When life gives you lemons, make lemonade
Joana Tomas
Collective created by architects, Muro Atelier aims to question the notion of ephemeral in the city, through a participatory practice focused on the reuse of materials and the reactivation of unoccupied spaces.
Through their research, diagnosis, investigations, art installations and temporary occupations, this initiative proposes to change the city's metabolism, towards a more circular and sustainable system, helping any urban actor to understand and use the potential of the spatial and/or material waste at their disposal.
Muro Atelier works around 3 thematics :
1 REUSE
Through diagnosis and deconstruction, the collective wants to create a new practice, considering construction waste as a resource. The main objective is to analyze, deconstruct, stock, prepare and then reintroduce used construction materials into new projects, making our urban landscapes more sustainable.
This practice is not only about construction : the objective is also to create a sector with new non-delocalizable jobs
2 REVALORIZE
With these same used materials, Muro Atelier creates ephemeral, participative and self-constructed urban art installation, to question our public space and increase citizen interaction with art, architecture, circularity and construction.
Those urban installations tend to mark a collaborative presence in the city, telling different stories that interpret a spatial, cultural and social context
3 REACTIVATE
Waste is not only material. Our initiative temporarily occupies unused buildings to turn them into ephemeral cultural centres and open them to the public. It helps create a global community in a city that is everyday more gentrified.

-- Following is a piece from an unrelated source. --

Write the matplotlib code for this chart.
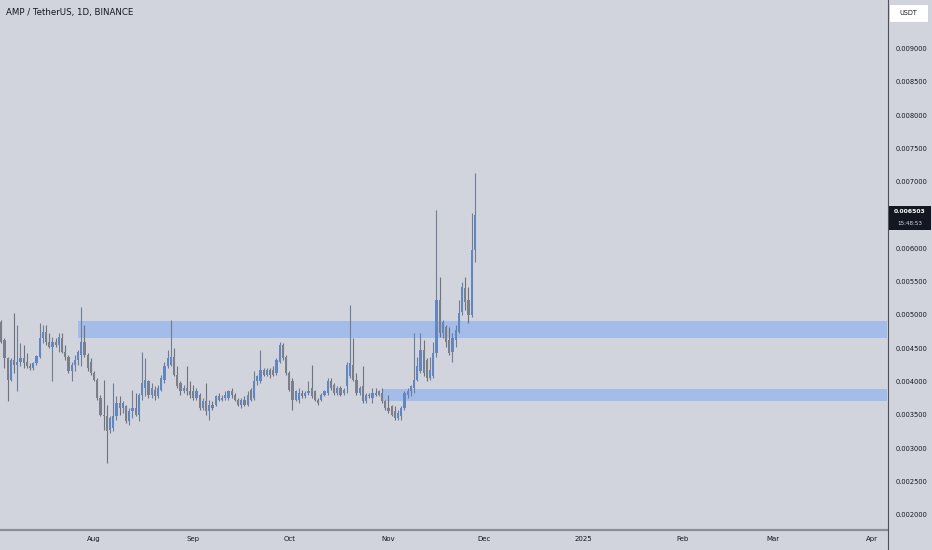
import numpy as np
import pandas as pd
import matplotlib
matplotlib.use("Agg")
import matplotlib.pyplot as plt
import matplotlib.dates as mdates
from matplotlib.patches import Rectangle
from matplotlib.lines import Line2D

# ── Data (daily OHLC, values in micro-USDT) ───────────────────────────────────
dates = pd.date_range("2024-07-02", periods=150, freq="D")
opens_u = [
    4915, 4900, 4625, 4350, 4025, 4325, 4250, 4300, 4350, 4300,
    4225, 4200, 4275, 4375, 4650, 4750, 4600, 4525, 4600, 4550,
    4650, 4450, 4375, 4150, 4250, 4325, 4400, 4600, 4400, 4300,
    4125, 4025, 3750, 3500, 3475, 3275, 3300, 3475, 3675, 3600,
    3625, 3400, 3550, 3600, 3500, 3800, 3900, 4000, 3800, 3875,
    3775, 3875, 4025, 4225, 4250, 4375, 4100, 3975, 3850, 3900,
    3850, 3850, 3750, 3800, 3600, 3700, 3550, 3650, 3650, 3775,
    3725, 3750, 3750, 3850, 3800, 3725, 3650, 3725, 3650, 3875,
    3750, 4000, 4000, 4175, 4100, 4175, 4175, 4125, 4300, 4550,
    4375, 4125, 4000, 3725, 3725, 3825, 3775, 3825, 3900, 3850,
    3725, 3725, 3800, 3825, 4000, 3950, 3825, 3900, 3825, 3925,
    4075, 4250, 4025, 3825, 3925, 3700, 3800, 3750, 3825, 3800,
    3825, 3700, 3600, 3625, 3550, 3450, 3475, 3600, 3800, 3850,
    3900, 4025, 4150, 4475, 4325, 4050, 4075, 4425, 5225, 4725,
    4825, 4625, 4450, 4625, 4750, 5050, 5400, 5225, 5000, 5975,
]
highs_u = [
    4935, 4925, 4650, 4375, 4350, 5035, 4850, 4575, 4550, 4425,
    4275, 4300, 4400, 4875, 4850, 4850, 4725, 4675, 4650, 4725,
    4725, 4550, 4400, 4300, 4400, 4475, 5125, 4850, 4425, 4350,
    4150, 4050, 3800, 4025, 3650, 3475, 3975, 3775, 3775, 3700,
    3650, 3600, 3875, 3825, 3825, 4450, 4350, 4025, 3975, 3925,
    3950, 4100, 4300, 4475, 4925, 4500, 4225, 4000, 3950, 4225,
    4000, 3950, 3900, 3825, 3750, 3975, 3725, 3700, 3800, 3825,
    3800, 3850, 3875, 3900, 3825, 3750, 3750, 3775, 3850, 3900,
    4150, 4100, 4475, 4200, 4200, 4200, 4225, 4350, 4600, 4575,
    4400, 4150, 4050, 3875, 3900, 3875, 3850, 4000, 4250, 3875,
    3750, 3825, 3875, 4050, 4050, 3975, 3925, 3925, 3900, 4300,
    5150, 4650, 4125, 3925, 4225, 3825, 3825, 3900, 3900, 3875,
    3900, 3725, 3800, 3650, 3625, 3575, 3625, 3850, 3900, 3950,
    4725, 4375, 4725, 4625, 4350, 4375, 4600, 6575, 5575, 4925,
    4850, 4825, 4725, 4850, 5225, 5500, 5575, 5425, 6525, 7125,
]
lows_u = [
    4825, 4575, 4200, 3700, 4000, 4125, 3850, 4225, 4200, 4200,
    4175, 4175, 4250, 4350, 4575, 4550, 4500, 4000, 4525, 4450,
    4425, 4325, 4125, 4000, 4150, 4250, 4225, 4375, 4150, 4100,
    4000, 3725, 3475, 3275, 2775, 3225, 3250, 3425, 3500, 3525,
    3375, 3350, 3450, 3475, 3400, 3725, 3775, 3750, 3750, 3725,
    3750, 3850, 3975, 4200, 4225, 4075, 3900, 3800, 3825, 3800,
    3750, 3725, 3725, 3575, 3575, 3500, 3425, 3575, 3625, 3700,
    3700, 3725, 3725, 3750, 3700, 3625, 3600, 3625, 3625, 3700,
    3725, 3950, 3975, 4075, 4075, 4050, 4075, 4100, 4275, 4325,
    4100, 3850, 3575, 3700, 3675, 3750, 3750, 3800, 3750, 3700,
    3650, 3700, 3775, 3800, 3875, 3800, 3800, 3775, 3800, 3825,
    4050, 4000, 3800, 3800, 3675, 3675, 3750, 3675, 3775, 3775,
    3675, 3575, 3525, 3475, 3425, 3425, 3425, 3575, 3750, 3775,
    3825, 4000, 4125, 4075, 4000, 4025, 4050, 4375, 4675, 4650,
    4525, 4400, 4300, 4525, 4725, 5000, 5075, 4875, 4975, 5800,
]
closes_u = [
    4865, 4600, 4350, 4025, 4325, 4250, 4300, 4350, 4275, 4225,
    4200, 4275, 4385, 4650, 4750, 4600, 4525, 4600, 4550, 4675,
    4450, 4375, 4150, 4250, 4325, 4450, 4600, 4400, 4200, 4125,
    4025, 3750, 3500, 3475, 3250, 3450, 3475, 3675, 3600, 3675,
    3400, 3550, 3600, 3500, 3800, 3975, 4025, 3800, 3900, 3775,
    3900, 4050, 4225, 4350, 4375, 4100, 3925, 3850, 3900, 3850,
    3800, 3750, 3850, 3600, 3700, 3550, 3650, 3600, 3775, 3725,
    3750, 3800, 3850, 3800, 3725, 3650, 3725, 3650, 3800, 3725,
    4000, 4075, 4175, 4100, 4175, 4100, 4100, 4325, 4550, 4350,
    4125, 3875, 3725, 3850, 3825, 3775, 3825, 3850, 3775, 3725,
    3675, 3800, 3850, 4000, 3900, 3825, 3900, 3800, 3875, 4250,
    4275, 4025, 3825, 3900, 3700, 3800, 3775, 3825, 3800, 3850,
    3700, 3600, 3550, 3500, 3450, 3525, 3600, 3825, 3850, 3925,
    4025, 4225, 4475, 4125, 4050, 4175, 4425, 5225, 4725, 4900,
    4600, 4425, 4650, 4775, 5025, 5425, 5200, 5000, 5975, 6503,
]
PRICE_SCALE = 1e-6

# supply / demand boxes (price bounds in USDT) and their start dates
zone_lows = [0.00466, 0.00370]
zone_highs = [0.00491, 0.00389]
zone_starts = ["2024-07-27", "2024-10-30"]

price_ticks = np.arange(0.002, 0.009001, 0.0005)
month_ticks = ["2024-08-01", "2024-09-01", "2024-10-01", "2024-11-01", "2024-12-01",
               "2025-01-01", "2025-02-01", "2025-03-01", "2025-04-01"]
month_labels = ["Aug", "Sep", "Oct", "Nov", "Dec", "2025", "Feb", "Mar", "Apr"]

title = "AMP / TetherUS, 1D, BINANCE"
currency = "USDT"
countdown = "15:48:53"

# ── Style ─────────────────────────────────────────────────────────────────────
W, H = 932, 550
BG = "#d1d4dc"
UP = "#6286c2"
DOWN = "#7b7f89"
UP_WICK = "#6f7d96"
DOWN_WICK = "#6e727c"
ZONE = "#a4bce8"
TEXT = "#131722"
plt.rcParams["font.family"] = ["DejaVu Sans"]


def fx(px):
    return px / W


def fy(py):
    # pixel measured from the top
    return 1 - py / H


fig = plt.figure(figsize=(W / 100, H / 100), dpi=100, facecolor=BG)
ax = fig.add_axes([0, fy(529), fx(887), 529 / H], facecolor=BG)

o = np.array(opens_u) * PRICE_SCALE
h = np.array(highs_u) * PRICE_SCALE
l = np.array(lows_u) * PRICE_SCALE
c = np.array(closes_u) * PRICE_SCALE
x = mdates.date2num(dates)
up = c >= o

aug1 = mdates.date2num(pd.Timestamp("2024-08-01"))
ax.set_xlim(aug1 - 29.4, aug1 + 247.8)
ax.set_ylim(0.001785, 0.009728)
x_right = ax.get_xlim()[1]

# zones
for lo, hi, start in zip(zone_lows, zone_highs, zone_starts):
    x0 = mdates.date2num(pd.Timestamp(start))
    ax.add_patch(Rectangle((x0, lo), x_right - x0 + 5, hi - lo,
                           facecolor=ZONE, edgecolor="none", zorder=1))

# candles
min_body = 0.000012
for mask, col, wcol in [(up, UP, UP_WICK), (~up, DOWN, DOWN_WICK)]:
    ax.vlines(x[mask], l[mask], h[mask], color=wcol, linewidth=0.8, zorder=2)
    bottom = np.minimum(o[mask], c[mask])
    height = np.maximum(np.abs(c[mask] - o[mask]), min_body)
    ax.bar(x[mask], height, bottom=bottom, width=0.7, color=col,
           linewidth=0, zorder=3)

# axes / ticks
for s in ax.spines.values():
    s.set_visible(False)
ax.yaxis.tick_right()
ax.set_yticks(price_ticks)
ax.set_yticklabels([f"{v:.6f}" for v in price_ticks])
ax.tick_params(axis="y", length=0, pad=6, labelsize=4.8, labelcolor=TEXT)
ax.set_xticks([mdates.date2num(pd.Timestamp(d)) for d in month_ticks])
ax.set_xticklabels(month_labels)
ax.tick_params(axis="x", length=0, pad=5, labelsize=5, labelcolor=TEXT)

# separators
fig.add_artist(Line2D([0, fx(887)], [fy(529.5), fy(529.5)], color="#8a8d96", linewidth=1.6))
fig.add_artist(Line2D([fx(887.5), fx(887.5)], [0, 1], color="#50535e", linewidth=0.8))

# title
fig.text(fx(6), fy(12), title, fontsize=6.2, ha="left", va="center", color=TEXT)

# currency box
fig.add_artist(Rectangle((fx(889), fy(22)), fx(39), 18 / H, transform=fig.transFigure,
                         facecolor="white", edgecolor="#c4c7cf", linewidth=0.5))
fig.text(fx(908.5), fy(13), currency, fontsize=4.7, ha="center", va="center", color=TEXT)

# last price label
fig.canvas.draw()
close_y = H - ax.transData.transform((x[-1], c[-1]))[1]
fig.add_artist(Rectangle((fx(888.5), fy(close_y + 15)), fx(42), 24 / H,
                         transform=fig.transFigure, facecolor="#131722",
                         edgecolor="none", zorder=5))
fig.text(fx(909.5), fy(close_y - 3.5), f"{c[-1]:.6f}", fontsize=4.4, ha="center",
         va="center", color="white", fontweight="bold", zorder=6)
fig.text(fx(909.5), fy(close_y + 8.5), countdown, fontsize=4.1, ha="center",
         va="center", color="#d8dae0", zorder=6)

fig.savefig("out.png", dpi=100, facecolor=BG)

Through an association called NA ESQUINA, the collective created two of these experimentation centres, and one is currently his shared workspace for impact projects and artist residencies
With these experimentations, we want to desacralize architecture and empower people to build their own city through circularity
Because of its over-gentrification, the unique cultural and social fabric of many neighbourhoods of Lisbon is eroding every day, but at the same time, thanks to slow bureaucratic processes, there are a lot of temporary unoccupied spaces.
As a group of citizens from various backgrounds and origins (artists and architects, from Portugal, France and Italy), we decided to create a cultural association called Na Esquina (“in the corner”) to reactivate unoccupied spaces and turn them into ephemeral cultural centres.
In the middle of an architectural licence process for the renovation of a palace in the centre of Lisbon, we ran our first experiment between 2019 and 2021. We worked in collaboration with the owners to temporarily offer this space to citizens and create an inclusive, cultural and social centre out of it.
We created a community of more than 1200 members around 50 concerts and performances, 4 exhibitions with 42 artists, dozens of workshops, and 10 pop-up kitchens.
In 2022, even if we were kicked out after the obtention of the architectural licence, the owners decided to open the space to the public instead of turning it into another small-term rental set of houses as it was initially planned, thanks to the action of our association.
Since then, we have been legally occupying an abandoned house and a garden with a lemon tree.
The house was bought by a real estate company to build a student residency in five years, but instead of paying security guards and cameras, we decided together to create this tactical urbanism project and test new programs that may be implemented in the future project (like a vegetable garden for the student's canteen).
We adapted our intervention to make more collaborations with local actors, associations and artists, around political engagement and community.
It is now a workplace for creatives, a shared space for the locals and a small-scale production site in which we create our own beer and our own lemonade.